Georgia Men Used Facebook To Plot Anti-Government Militia Uprising, Prosecutors Say

FILE - This May 16, 2012 file photo shows the Facebook logo displayed on an iPad in Philadelphia.   On Thursday, Feb. 13, 201
FILE - This May 16, 2012 file photo shows the Facebook logo displayed on an iPad in Philadelphia. On Thursday, Feb. 13, 2014, the nonprofit Public Citizen, along with six parents of teenagers, filed a legal brief in a federal appeals court in California saying Facebook's settlement to pay $20 million to users and charitable contributions and make changes to its privacy policies should be rejected in their case over children's privacy on the social network. (AP Photo/Matt Rourke, File)

WASHINGTON -- Three Georgia men were charged in federal court this week with plotting an attack against the government designed to trigger martial law and encourage other militias to join their violent uprising.

Brian Edward Cannon, Cory Robert Williamson and Terry Eugene Peace participated in online chats last month about an operation they were planning against the government in February, according to federal prosecutors. Their discussions were reported to the FBI, which had two cooperating witnesses in the case.

Cannon told an FBI cooperating source on Feb. 8 that the group was planning to "start a fight" with the government by attacking power grids, transfer stations and water treatment facilities, which they hoped would trigger martial law, according to prosecutors. Cannon said he would invite the FBI's source to a private Facebook group, where plans were being made, according to the government.

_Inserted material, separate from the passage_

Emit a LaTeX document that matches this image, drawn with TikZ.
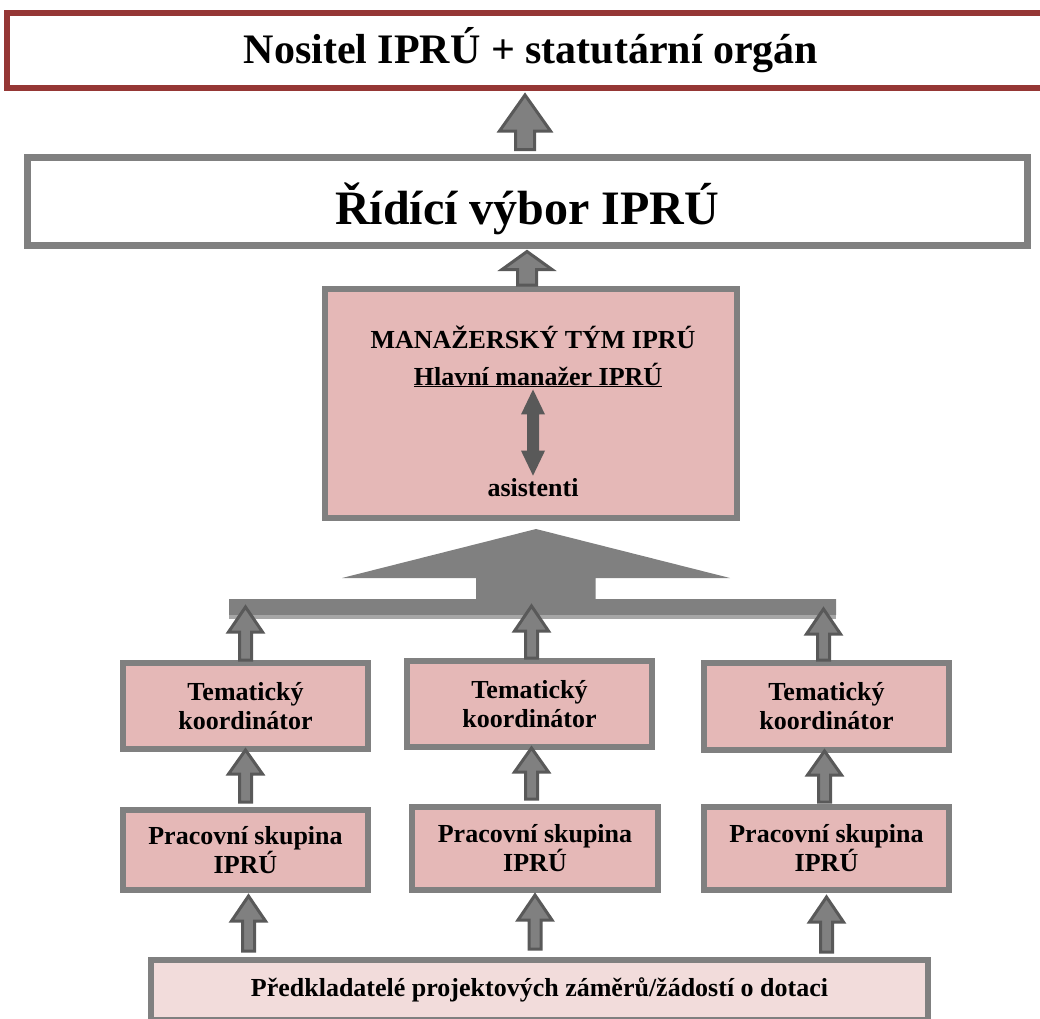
\documentclass[tikz,border=0pt]{standalone}
\usepackage{fontspec}
\setmainfont{Liberation Serif}
\usetikzlibrary{calc}
\definecolor{boxpink}{RGB}{229,184,183}
\definecolor{boxlight}{RGB}{242,220,219}
\definecolor{boxgray}{RGB}{128,128,128}
\definecolor{topred}{RGB}{149,55,53}
\definecolor{arrdark}{RGB}{89,89,89}
\definecolor{barlight}{RGB}{166,166,166}
\def\blockup(#1)(#2)(#3:#4:#5){\draw[blockarrow] let \p1=(#1), \p2=(#2) in (\x2,\y2) -- (\x2+#3,\y2-#5) -- (\x2+#4,\y2-#5) -- (\x2+#4,\y1) -- (\x2-#4,\y1) -- (\x2-#4,\y2-#5) -- (\x2-#3,\y2-#5) -- cycle;}
\tikzset{
  orgbox/.style={draw=boxgray, line width=6pt, fill=boxpink, align=center, inner sep=0pt, font=\bfseries\fontsize{26}{29}\selectfont},
  plain/.style={inner sep=0pt, font=\bfseries\fontsize{26}{29}\selectfont},
  blockarrow/.style={fill=boxgray, draw=arrdark, line width=3pt, line join=miter},
}

\begin{document}
\begin{tikzpicture}[x=1pt,y=-1pt]
			%%%%% START %%%%%
			\useasboundingbox (0,0) rectangle (1040,1018);
			
			\node[orgbox, draw=topred, fill=white, minimum width=1048pt, minimum height=75pt, font=\bfseries\fontsize{42}{46}\selectfont] (nos) at (531,50.5) {Nositel IPRÚ + statutární orgán};
			\node[orgbox, line width=7pt, fill=white, minimum width=1000pt, minimum height=88pt, text height=46pt, text depth=0pt, font=\bfseries\fontsize{48}{52}\selectfont] (rid) at (527,201) {Řídící výbor IPRÚ};
			
			\node[orgbox, minimum width=412pt, minimum height=229pt] (man) at (531,403.5) {};
			\node[plain] (mt) at (533,337) {MANAŽERSKÝ TÝM IPRÚ};
			\node[plain] (hm) at (538,375) {\underline{Hlavní manažer IPRÚ}};
			\node[plain] (as) at (533,488) {asistenti};
			
			\node[orgbox, minimum width=245pt, minimum height=86pt] (tk1) at (245.5,706) {Tematický\\koordinátor};
			\node[orgbox, minimum width=245pt, minimum height=86pt] (tk2) at (529.5,704) {Tematický\\koordinátor};
			\node[orgbox, minimum width=245pt, minimum height=87pt] (tk3) at (826.5,706.5) {Tematický\\koordinátor};
			
			\node[orgbox, minimum width=245pt, minimum height=80pt] (pr1) at (245.5,850) {Pracovní skupina\\IPRÚ};
			\node[orgbox, minimum width=246pt, minimum height=83pt] (pr2) at (535,848.5) {Pracovní skupina\\IPRÚ};
			\node[orgbox, minimum width=245pt, minimum height=83pt] (pr3) at (826.5,848.5) {Pracovní skupina\\IPRÚ};
			
			\node[orgbox, fill=boxlight, minimum width=777pt, minimum height=60pt] (pd) at (539.5,990) {Předkladatelé projektových záměrů/žádostí o dotaci};
			
			% sbiehajici sipka
			\fill[boxgray] (536,529) -- (730,578) -- (595.5,578) -- (595.5,599) -- (836,599) -- (836,615) -- (229,615) -- (229,599) -- (476,599) -- (476,578) -- (342,578) -- cycle;
			\fill[barlight] (229,615) rectangle (836,619);
			
			\blockup([yshift=4pt]rid.north)([xshift=-6pt,yshift=-4pt]nos.south)(25.5pt:9.5pt:36pt);
			\blockup([yshift=1pt]man.north)([yshift=-3pt]rid.south)(25pt:9.5pt:18pt);
			
			\draw[fill=arrdark, draw=none] let \p1=([yshift=-2pt]hm.south), \p2=([yshift=3pt]as.north) in (\x2,\y1) -- (\x2+12pt,\y1-25pt) -- (\x2+6pt,\y1-25pt) -- (\x2+6pt,\y2+25pt) -- (\x2+12pt,\y2+25pt) -- (\x2,\y2) -- (\x2-12pt,\y2+25pt) -- (\x2-6pt,\y2+25pt) -- (\x2-6pt,\y1-25pt) -- (\x2-12pt,\y1-25pt) -- cycle;
			
			\blockup(tk1.north)([yshift=53pt]tk1.north)(17pt:6pt:25pt);
			\blockup(tk2.north)([xshift=2pt,yshift=52pt]tk2.north)(17pt:6pt:25pt);
			\blockup(tk3.north)([xshift=-3pt,yshift=51pt]tk3.north)(17pt:6pt:25pt);
			
			\blockup([yshift=5pt]pr1.north)([yshift=2pt]tk1.south)(17pt:6pt:24pt);
			\blockup([yshift=5pt]pr2.north)([xshift=2pt,yshift=2pt]tk2.south)(17pt:6pt:24pt);
			\blockup([yshift=2pt]pr3.north)([xshift=-2pt,yshift=2pt]tk3.south)(17pt:6pt:24pt);
			
			\blockup([yshift=6pt]pd.north)([xshift=3pt,yshift=-3pt]pr1.south)(17pt:6pt:25pt);
			\blockup([yshift=8pt]pd.north)([yshift=-2pt]pr2.south)(17pt:6pt:25pt);
			\blockup([yshift=5pt]pd.north)([yshift=-4pt]pr3.south)(17pt:6pt:25pt);
			
			%%%%% END %%%%%
\end{tikzpicture}
\end{document}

Later, on Feb. 15, Cannon told another FBI informant the types of weapons that Peace allegedly wanted. The FBI gave the cooperating informant 12 non-working pipe bombs and two high-temperature thermite devices. The three men met with the cooperating informant, who handed over the thermite devices. The three suspects were arrested as the cooperating informant went to obtain another box of supplies.

Peace allegedly encouraged members of his militia to review guerrilla warfare tactics, accumulate supplies and prepare their families. He told them that "guerilla (sic) warfare primary targets included TSA, DHS, non-emergency FEMA, road blocks, etc."

One of the FBI's cooperating sources, who has no prior convictions or felony charges but has been paid by the FBI, was supposed to meet with Peace in Memphis on Feb. 5, but that meeting was scrapped. Instead, the FBI informant talked with Peace over a secured chat website. There, a person using the moniker "Chief" said the group would try to "restrain the violence toward people" and instead would "target infrastructure."

"The group with me will move first mainly to make a point," the person using the handle Chief wrote, according to the FBI. "I stand by what I say. The other groups should start within the next 24 - 48 hours in order to keep the operational tempo up so that when one unit is done another is hitting nonstop."

Peace tried to obtain a thermite bomb, which he believed would destroy the engine of a police mine-resistant, ambush-protected vehicle. He said most sheriffs and police departments had one or two such heavy vehicles.

Cannon and Williamson appeared in federal court on Friday, and both were ordered detained. Peace will make his appearance on Monday. All three men will be represented by federal public defenders or court-appointed lawyers due to their financial situation.

“This case is a stark reminder of the threat we face not just from abroad but from within our own borders from our own citizens,” Sally Quillian Yates, U.S. attorney for the Northern District of Georgia, said in a statement. “When plans turn violent, law enforcement must step in to protect our communities from harm. Fortunately, the FBI was able to stop these defendants before they were able to carry out their plans.”